Re: [PATCH IMPROVEMENT] block, bfq: limit sectors served with interactive weight raising

2018-01-12 Thread Paolo Valente


> Il giorno 12 gen 2018, alle ore 11:15, Holger Hoffstätte 
>  ha scritto:
> 
> On 01/12/18 06:58, Paolo Valente wrote:
>> 
>> 
>>> Il giorno 28 dic 2017, alle ore 15:00, Holger Hoffstätte 
>>>  ha scritto:
>>> 
>>> 
>>> On 12/28/17 12:19, Paolo Valente wrote:
>>> (snip half a tech report ;)
>>> 
>>> So either this or the previous patch ("limit tags for writes and async I/O"
>>> can lead to a hard, unrecoverable hang with heavy writes. Since I couldn't
>>> log into the affected system anymore I couldn't get any stack traces, blk-mq
>>> debug output etc. but there was nothing in dmesg/on the console, so it
>>> wasn't a BUG/OOPS.
>>> 
>>> -h
>> 
>> Hi Holger,
>> if, as I guess, this problem hasn't gone away for you, I have two
>> requests:
>> 1) could you share your exact test
>> 2) if nothing happens in my systems with your test, would you be
>> willing to retry with the dev version of bfq?  It should be able to
>> tell us what takes to your hang.  If you are willing to do this test,
>> I'll prepare a branch with everything already configured for you.
> 
> Hi,
> 
> thanks for following up but there's no need for any of that; it turned out
> to be something else since I got the same hang without those patches at
> least once (during a btrfs balance, even though it didn't look like btrfs'
> fault directly; more like block/mm/helpers.
> 
> So on January 7 I posted to linux-block et.al. where I said
> "So this turned out to be something else, sorry for the false alarm."
> but apparently that didn't make it through since it's not in the
> archives either. Sorry.
> 
> Long story short, the good news is that I've been running with both patches
> since then without any issue. :)
> 

Wow, what a relief! :)

So, Jens, being the only issue reported gone, can you please consider
queueing this patch and the other pending one [1]?  They are both
critical for bfq performance.

Thanks,
Paolo

[1] https://www.spinics.net/lists/kernel/msg2684463.html

> cheers
> Holger



Re: [PATCH IMPROVEMENT] block, bfq: limit sectors served with interactive weight raising

2018-01-12 Thread Holger Hoffstätte
On 01/12/18 06:58, Paolo Valente wrote:
> 
> 
>> Il giorno 28 dic 2017, alle ore 15:00, Holger Hoffstätte 
>>  ha scritto:
>>
>>
>> On 12/28/17 12:19, Paolo Valente wrote:
>> (snip half a tech report ;)
>>
>> So either this or the previous patch ("limit tags for writes and async I/O"
>> can lead to a hard, unrecoverable hang with heavy writes.
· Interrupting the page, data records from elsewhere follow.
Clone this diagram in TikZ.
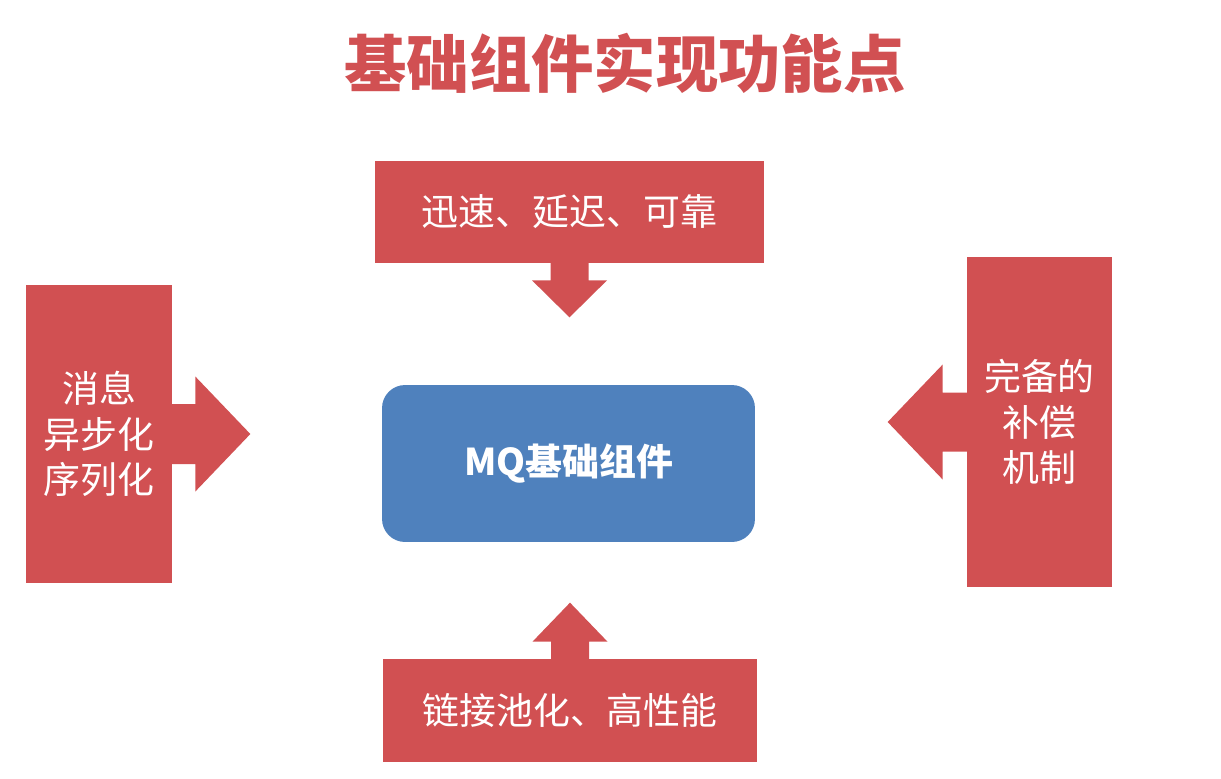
\documentclass[tikz,border=0pt]{standalone}
\usepackage{fontspec}
\newfontfamily\cjk{Noto Sans CJK SC}
\usetikzlibrary{calc}

\definecolor{calloutred}{RGB}{209,80,82}
\definecolor{coreblue}{RGB}{79,129,189}

\begin{document}
\begin{tikzpicture}[x=0.02cm, y=-0.02cm,
    every node/.style={font=\cjk},
    callout/.style={fill=calloutred, text=white, inner sep=0pt, align=center,
        font=\cjk\fontsize{21}{26}\selectfont},
    core/.style={fill=coreblue, text=white, rounded corners=0.46cm, inner sep=0pt,
        minimum width=7.46cm, minimum height=3.14cm,
        font=\cjk\bfseries\fontsize{21}{26}\selectfont}]
\useasboundingbox (0,0) rectangle (1221,778);

% ---------------- Title ----------------
\node[text=calloutred, font=\cjk\bfseries\fontsize{35.5}{40}\selectfont] (title) at (625, 63) {基础组件实现功能点};

% ---------------- Center Component ----------------
\node[core] (mq) at (568.5, 463.5) {MQ基础组件};

% ---------------- Callout Boxes ----------------
\node[callout, minimum width=7.78cm, minimum height=2.04cm] (top) at (569.5, 212) {迅速、延迟、可靠};
\node[callout, minimum width=7.48cm, minimum height=2.06cm] (bottom) at (570, 710.5) {链接池化、高性能};
\node[callout, minimum width=2.92cm, minimum height=5.96cm] (left) at (99, 434) {消息\\异步化\\序列化};
\node[callout, minimum width=2.90cm, minimum height=6.60cm] (right) at (1039.5, 422) {完备的\\补偿\\机制};

% ---------------- Block Arrows ----------------
\fill[calloutred] ([xshift=-0.38cm, yshift=0.02cm]top.south) -- ++(0,18) -- ++(-18.5,0)
    -- ++(37.5,37) -- ++(37.5,-37) -- ++(-18.5,0) -- ++(0,-18) -- cycle;
\fill[calloutred] ([xshift=-0.38cm, yshift=-0.02cm]bottom.north) -- ++(0,-18) -- ++(-18.5,0)
    -- ++(37.5,-39) -- ++(37.5,39) -- ++(-18.5,0) -- ++(0,18) -- cycle;
\fill[calloutred] ([xshift=-0.02cm, yshift=0.60cm]left.east) -- ++(24,0) -- ++(0,-27.5)
    -- ++(55,57.5) -- ++(-55,57.5) -- ++(0,-27.5) -- ++(-24,0) -- cycle;
\fill[calloutred] ([xshift=0.02cm, yshift=0.59cm]right.west) -- ++(-25,0) -- ++(0,-28)
    -- ++(-55,57.5) -- ++(55,57.5) -- ++(0,-28) -- ++(25,0) -- cycle;

\end{tikzpicture}
\end{document}
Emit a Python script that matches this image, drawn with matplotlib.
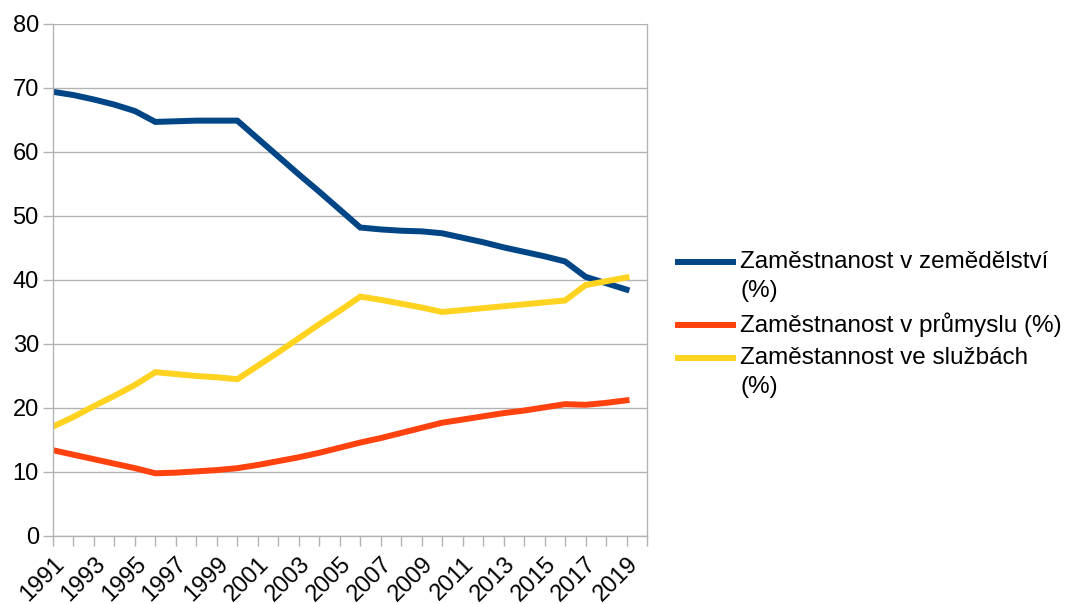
import numpy as np
import matplotlib.pyplot as plt
from matplotlib.lines import Line2D

plt.rcParams['font.family'] = ['Liberation Sans', 'DejaVu Sans']

years = list(range(1991, 2020))

zemedelstvi = [69.4, 68.9, 68.2, 67.4, 66.4, 64.7, 64.8, 64.9, 64.9, 64.9,
               62.1, 59.3, 56.5, 53.8, 51.0, 48.2, 47.9, 47.7, 47.6, 47.3,
               46.6, 45.9, 45.1, 44.4, 43.7, 42.9, 40.5, 39.5, 38.5]
prumysl = [13.4, 12.7, 12.0, 11.3, 10.6, 9.8, 9.9, 10.1, 10.3, 10.6,
           11.1, 11.7, 12.3, 13.0, 13.8, 14.6, 15.3, 16.1, 16.9, 17.7,
           18.2, 18.7, 19.2, 19.6, 20.1, 20.6, 20.5, 20.8, 21.2]
sluzby = [17.1, 18.6, 20.3, 21.9, 23.6, 25.6, 25.3, 25.0, 24.8, 24.5,
          26.6, 28.7, 30.9, 33.1, 35.2, 37.4, 36.9, 36.3, 35.7, 35.0,
          35.3, 35.6, 35.9, 36.2, 36.5, 36.8, 39.2, 39.8, 40.4]

labels = ["Zaměstnanost v zemědělství", "Zaměstnanost v průmyslu (%)",
          "Zaměstannost ve službách"]
colors = ["#004586", "#ff420e", "#ffd320"]

W, H = 1075, 604
fig = plt.figure(figsize=(W/100, H/100), dpi=100)
ax = fig.add_axes([53/W, 1-536/H, (647-53)/W, (536-24)/H])

for vals, c in zip([zemedelstvi, prumysl, sluzby], colors):
    ax.plot(years, vals, color=c, lw=4.3, solid_joinstyle='miter')

ax.set_xlim(1991, 2020)
ax.set_ylim(0, 80)
ax.set_yticks(range(0, 81, 10))
ax.set_xticks(range(1991, 2021))
ax.set_xticklabels([str(y) if (y - 1991) % 2 == 0 and y < 2020 else "" for y in range(1991, 2021)],
                   rotation=45, ha='right', rotation_mode='anchor')
ax.grid(axis='y', color='#b3b3b3', lw=1)
ax.set_axisbelow(True)
for s in ax.spines.values():
    s.set_color('#b3b3b3')
    s.set_linewidth(1)
ax.spines['top'].set_visible(False)
ax.tick_params(colors='#b3b3b3', length=7.2, width=1, labelcolor='black', labelsize=17)
ax.tick_params(axis='y', pad=3)
ax.tick_params(axis='x', pad=5)

# legend
entries = [(262, labels[0], True), (325, labels[1], False), (358, labels[2], True)]
for (py, txt, wrap), c in zip(entries, colors):
    fig.add_artist(Line2D([678/W, 733/W], [1-py/H, 1-py/H], color=c, lw=4.3,
                          transform=fig.transFigure))
    fig.text(740/W, 1-py/H, txt, fontsize=17.5, va='center', ha='left')
    if wrap:
        fig.text(740/W, 1-(py+29)/H, "(%)", fontsize=17.5, va='center', ha='left')

fig.savefig("out.png", dpi=100)
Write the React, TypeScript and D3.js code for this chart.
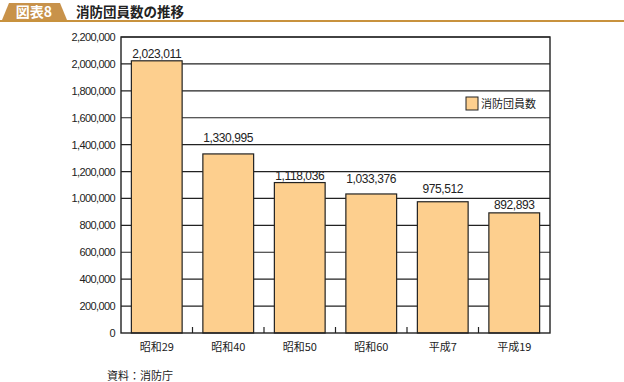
import React from "react";
import * as d3 from "d3";

const categories = ["昭和29", "昭和40", "昭和50", "昭和60", "平成7", "平成19"];
const values = [2023011, 1330995, 1118036, 1033376, 975512, 892893];
const yTicks = [0, 200000, 400000, 600000, 800000, 1000000, 1200000, 1400000, 1600000, 1800000, 2000000, 2200000];
const seriesName = "消防団員数";
const title = "消防団員数の推移";
const badge = "図表8";
const source = "資料：消防庁";

// label gaps above bar tops (layout only)
const labelGap = [3, 12, 3, 11, 9, 4];

const W = 624, H = 382;
const L = 121, R = 550, T = 37, B = 333;
const font = "'Noto Sans CJK JP', 'Noto Sans', sans-serif";
const numFont = "'Liberation Sans', Arial, sans-serif";

export default function App() {
  const x = d3.scaleBand<string>().domain(categories).range([L, R]).paddingInner(0.29).paddingOuter(0.145);
  const y = d3.scaleLinear().domain([0, 2200000]).range([B, T]);
  const fmt = d3.format(",");
  const step = x.step();
  return (
    <svg width={W} height={H} style={{ position: "absolute", left: 0, top: 0, background: "#fff" }}>
      <path d="M2,20 L9,3 L60,3 L67,20 Z" fill="#C8924A" />
      <text x={34} y={17} textAnchor="middle" fill="#fff" fontFamily={font} fontWeight="bold" fontSize={14}>{badge}</text>
      <text x={76} y={17} fill="#222" fontFamily={font} fontWeight="bold" fontSize={13.5}>{title}</text>
      <rect x={0} y={20} width={W} height={2} fill="#C8923E" />
      {yTicks.map(t => (
        <g key={t}>
          {t > 0 && <line x1={L} x2={R} y1={y(t)} y2={y(t)} stroke="#222" strokeWidth={1.2} />}
          <text x={L - 6} y={y(t) + 4} textAnchor="end" fontFamily={numFont} fontSize={11} letterSpacing={-0.6} fill="#222">{fmt(t)}</text>
        </g>
      ))}
      {categories.map((c, i) => i > 0 ? (
        <line key={"tk" + c} x1={L + step * i} x2={L + step * i} y1={B} y2={B - 6} stroke="#222" strokeWidth={1.2} />
      ) : null)}
      {categories.map((c, i) => (
        <g key={c}>
          <rect x={x(c)} y={y(values[i])} width={x.bandwidth()} height={B - y(values[i])} fill="#FDCF8E" stroke="#222" strokeWidth={1.2} />
          <text x={(x(c) as number) + x.bandwidth() / 2} y={y(values[i]) - labelGap[i]} textAnchor="middle" fontFamily={numFont} fontSize={12} letterSpacing={-0.4} fill="#222">{fmt(values[i])}</text>
          <text x={(x(c) as number) + x.bandwidth() / 2} y={351} textAnchor="middle" fontFamily={font} fontSize={11} fill="#222">{c}</text>
        </g>
      ))}
      <rect x={L} y={T} width={R - L} height={B - T} fill="none" stroke="#222" strokeWidth={1.4} />
      <rect x={466} y={97} width={12} height={13} fill="#FDCF8E" stroke="#222" strokeWidth={1} />
      <text x={481} y={108} fontFamily={font} fontSize={11} fill="#222">{seriesName}</text>
      <text x={107} y={380} fontFamily={font} fontSize={11} fill="#222">{source}</text>
    </svg>
  );
}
Since I couldn't
>> log into the affected system anymore I couldn't get any stack traces, blk-mq
>> debug output etc. but there was nothing in dmesg/on the console, so it
>> wasn't a BUG/OOPS.
>>
>> -h
> 
> Hi Holger,
> if, as I guess, this problem hasn't gone away for you, I have two
> requests:
> 1) could you share your exact test
> 2) if nothing happens in my systems with your test, would you be
> willing to retry with the dev version of bfq?  It should be able to
> tell us what takes to your hang.  If you are willing to do this test,
> I'll prepare a branch with everything already configured for you.

Hi,

thanks for following up but there's no need for any of that; it turned out
to be something else since I got the same hang without those patches at
least once (during a btrfs balance, even though it didn't look like btrfs'
fault directly; more like block/mm/helpers.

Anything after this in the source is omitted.